Unfortunately, this brings me to the film's second crippling problem, its structure. As I said earlier, this film got butchered in the editing room. Now, I'm gonna have to spoil the entire movie in order to detail what's wrong with the story here. Not like you're gonna see this anyway, but skip to the bottom if, for some reason, you don't want to be spoiled.

Okay? Okay. It turns out that the main characters were crazy... or possessed by the Blair Witch... or something. They killed another tour group that they got into an argument with towards the beginning of the film -- and not just killed, but ritualistically disemboweled. At first, they believed that Tristan had been possessed and led them to commit these gruesome acts, causing them to kill her, but after they're arrested, the sheriff plays back their video footage, revealing that they were just crazy. I haven't seen the director's cut of this film, but according to descriptions of it, director Joe Berlinger (who made the Paradise Lost trilogy of documentaries about the West Memphis 3 murder case) wanted to make it ambiguous as to whether or not the group had actually gone out and murdered people, and if so, whether or not supernatural forces had been acting on them. Was what we had been seeing through their eyes reality, with the Blair Witch having distorted the footage on the tapes, or were the tapes the true account of what had happened, with the main characters having been driven crazy by their obsession with the original film?

In the right hands, this could have been an utter mind-fuck of an ending on par with The Usual Suspects, one that could've delivered a great commentary on our relationship with horror movies and the line between reality and fiction (especially as it related to the "true story" phenomenon that was the first film) -- something that, in a time when creepypasta stories like Slender Man are at the center of real-life murders, is arguably more resonant than ever. Unfortunately, Artisan Entertainment was not the right hands. The studio reshot and reedited the film in post-production, taking most of the interrogation scenes and scattering them throughout the film as flash-forwards, while also sprinkling the film with quick shots of the gory murders and adding a soundtrack of nu metal and goth rock that sounds hilariously dated fifteen years later, all to make a more conventional horror flick that would appeal to fans of the original (even though, at the time, The Blair Witch Project was anything but conventional). The result was a disjointed mess that made it all too obvious that the main characters were killers from the moment we learn about the other group's violent end.
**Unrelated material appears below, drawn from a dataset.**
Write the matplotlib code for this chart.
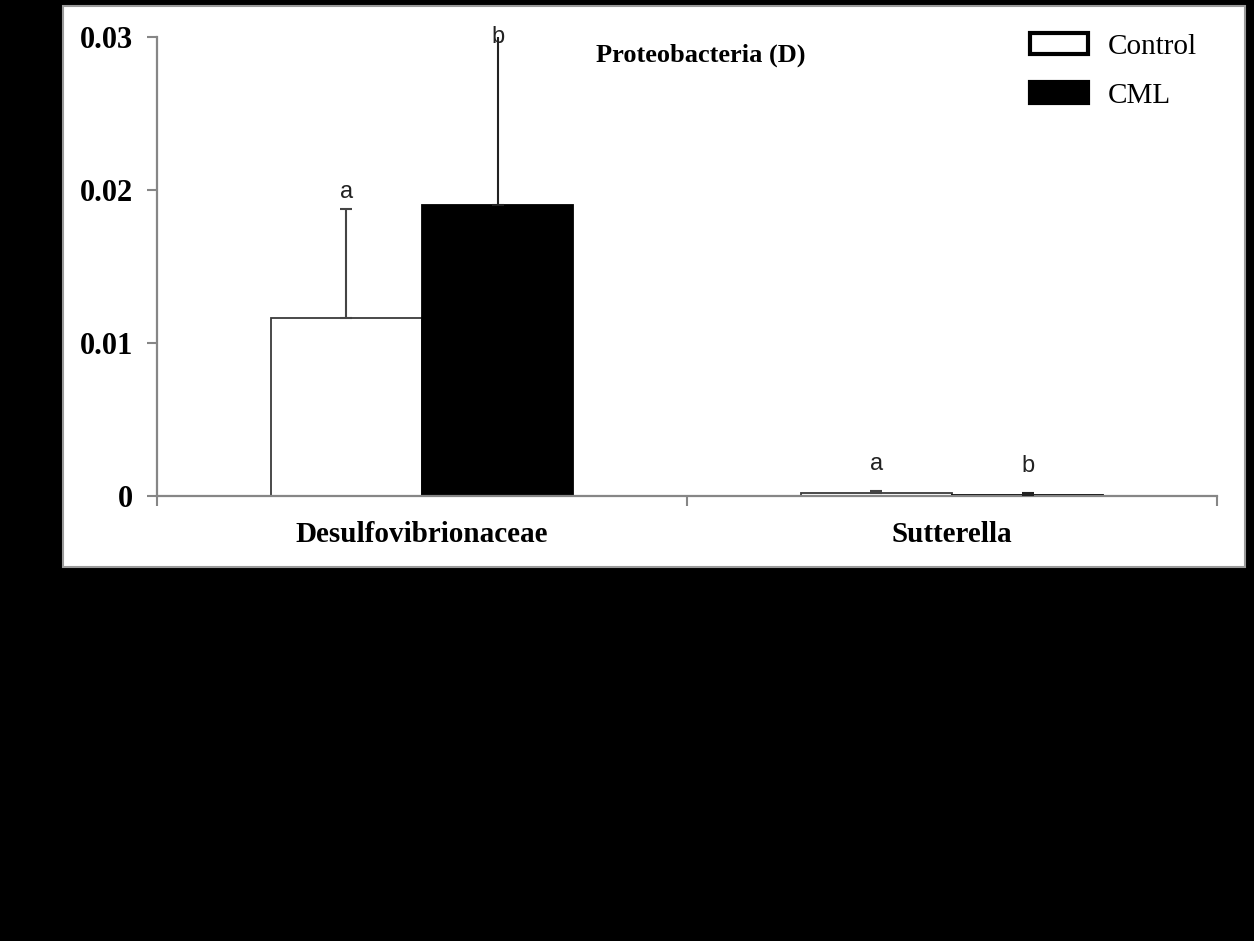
import matplotlib.pyplot as plt
import matplotlib.patches as mpatches
import numpy as np

# relative abundance, Proteobacteria families/genera
taxa = ["Desulfovibrionaceae", "Sutterella"]
control_mean = [0.01163, 0.00022]
control_err = [0.00713, 0.00010]
cml_mean = [0.01902, 0.00008]
cml_err = [0.0130, 0.00010]
control_sig = ["a", "a"]
cml_sig = ["b", "b"]

serif = "Liberation Serif"
sans = "Liberation Sans"

fig = plt.figure(figsize=(12.54, 9.41), dpi=100, facecolor="black")

# white panel behind the plot
panel = mpatches.Rectangle((63 / 1254, 1 - 567 / 941), (1245 - 63) / 1254, (567 - 6) / 941,
                           transform=fig.transFigure, facecolor="white",
                           edgecolor="#9a9a9a", linewidth=1.5, zorder=-1)
fig.patches.append(panel)

ax = fig.add_axes([157 / 1254, 1 - 496 / 941, (1217 - 157) / 1254, (496 - 37) / 941])
ax.set_facecolor("none")

x = np.arange(len(taxa))
w = 0.285

ax.bar(x - w / 2, control_mean, w, color="white", edgecolor="#3a3a3a", linewidth=1.3, zorder=2)
ax.bar(x + w / 2, cml_mean, w, color="black", edgecolor="black", linewidth=1.3, zorder=2)

ax.errorbar(x - w / 2, control_mean, yerr=[np.zeros(2), control_err], fmt="none",
            ecolor="#444444", elinewidth=1.5, capsize=4, capthick=1.5, zorder=3)
ax.errorbar(x + w / 2, cml_mean, yerr=[np.zeros(2), cml_err], fmt="none",
            ecolor="#222222", elinewidth=1.5, capsize=4, capthick=1.5, zorder=3)

ax.set_ylim(0, 0.03)
ax.set_xlim(-0.5, 1.5)

# significance letters above each error bar
for xs, means, errs, sig in [(x - w / 2, control_mean, control_err, control_sig),
                             (x + w / 2, cml_mean, cml_err, cml_sig)]:
    for xi, m, e, s in zip(xs, means, errs, sig):
        top = min(m + e, 0.0289)
        off = 6 if m > 0.001 else 16
        ax.annotate(s, (xi, top), xytext=(0, off), textcoords="offset pixels",
                    ha="center", va="bottom", fontsize=17, family=sans, color="#222222")

ax.set_yticks([0, 0.01, 0.02, 0.03])
ax.set_yticklabels(["0", "0.01", "0.02", "0.03"], fontsize=22, family=serif, fontweight="bold")
ax.set_xticks(x)
ax.set_xticklabels(taxa, fontsize=21, family=serif, fontweight="bold")
ax.tick_params(axis="x", which="major", length=0, pad=18)
ax.set_xticks([-0.5, 0.5, 1.5], minor=True)
ax.tick_params(axis="x", which="minor", length=7.2, width=1.5, color="#868686", direction="out")
ax.tick_params(axis="y", length=7.2, width=1.5, color="#868686", direction="out", pad=10)

for side in ["top", "right"]:
    ax.spines[side].set_visible(False)
for side in ["left", "bottom"]:
    ax.spines[side].set_color("#868686")
    ax.spines[side].set_linewidth(1.6)

ax.text(0.513, 0.961, "Proteobacteria (D)", transform=ax.transAxes, ha="center", va="center",
        fontsize=19, family=serif, fontweight="bold")

handles = [mpatches.Patch(facecolor="white", edgecolor="black", linewidth=3),
           mpatches.Patch(facecolor="black", edgecolor="black", linewidth=3)]
fig.legend(handles, ["Control", "CML"], loc="upper left",
           bbox_to_anchor=(1030 / 1254, 1 - 33 / 941), frameon=False,
           prop={"family": serif, "size": 21}, borderpad=0, borderaxespad=0,
           handlelength=2.0, handleheight=0.75, handletextpad=0.65, labelspacing=0.75)

fig.savefig("out.png", dpi=100, facecolor="black")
The ambiguity is shot in another direction, too. Rather than leaving us guessing whether or not there really was a Blair Witch, we get so many contradictory clues that either version of the events becomes riddled with plot holes, the film often ignoring its own mythology. What was the point with the ghost girl? The owl motifs? The assorted hallucinations? Tristan's role in the murders? I know that Berlinger was trying to imply that it was the main characters' familiarity with horror movies informing their delusions, but the butchery done to the film's progression undoes its stated goals. In one scene, we're told that the runes Erica discovered at the ruins of Rustin Parr's house aren't evil, but when those same runes start showing up again, appearing on the characters' bodies, Erica starts panicking and claiming that they've been marked for death by the Blair Witch. Hell, Jeff's backstory as a former mental patient never becomes important, despite the note that the film ended on.

Score: 1 out of 5

A case study in good ideas gone horribly wrong, from its terrible acting and dull characters (except the Sheriff, he was awesome), to plot threads and motifs that go nowhere, to a host of plot holes, to choppy editing and stylistic flourishes that undid the message it was trying to deliver. Even knowing its awful reputation going in, it was painful to see so much potential wasted, because this was a film that, despite being a cash-in sequel that nobody asked for, could've been great with its unique story -- something that I'd love to see another team take a stab at, perhaps without the baggage of the Blair Witch attached.